What troubles me most about this photo is the prospect that, with a new chemcial landfill buried in the basement of the incinerator, future floods will pass through the PCBs, lead and arsenic to get back up to the surface. What are the odds that the "protective cap" said to be placed on top will keep those chemicals at bay rather than brought to the surface or pushed out only to expose neighborhoods?

Look at another screenshot a little farther south of the incinerator site (the photo was taken several hours before the flood waters crested, because when it did crest in the evening the streets near Morgan Park were flooded well above the pooling seen in the photos).

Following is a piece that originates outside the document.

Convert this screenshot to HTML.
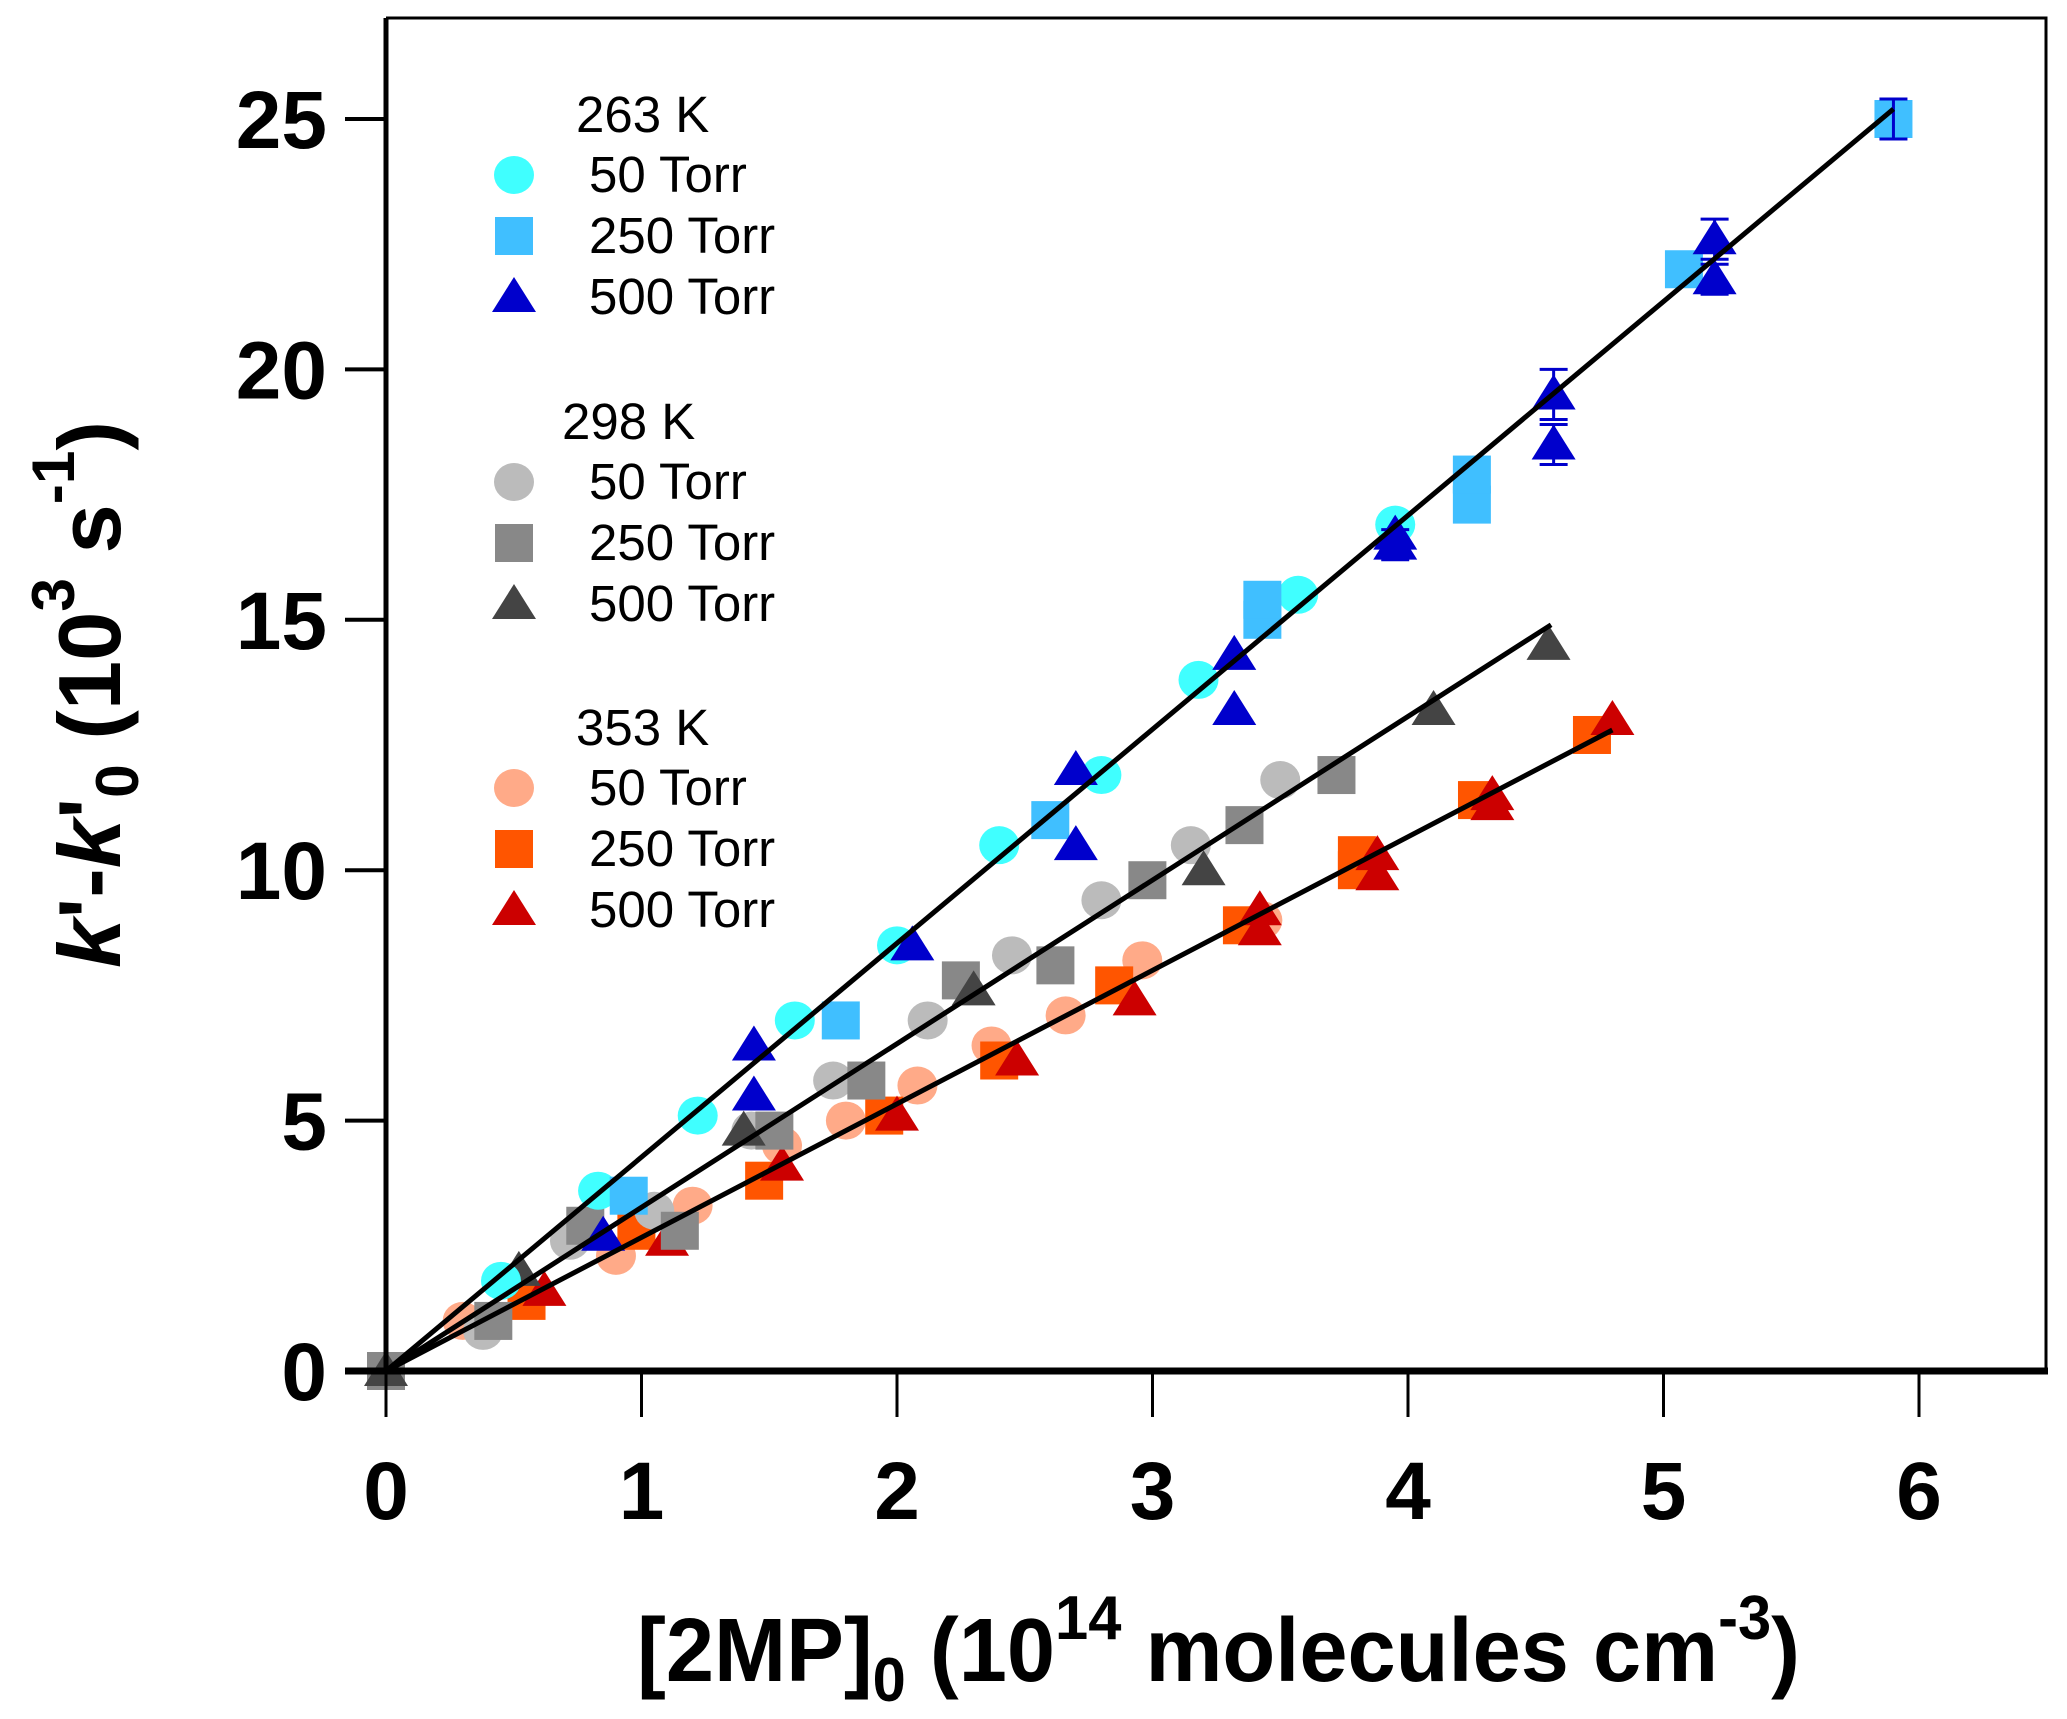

The black liquid (in contrast to the yellowish-green floodwater) I mentioned earlier is clearly coming up to the surface of a parking lot. It is also pooling on 3rd Av North at Morgan Park. Note also that it is also flowing across approximately half of the park basin itself. The floodwaters are clearly pushing something besides water into the neighborhood. It might help if we knew where that stuff was coming from.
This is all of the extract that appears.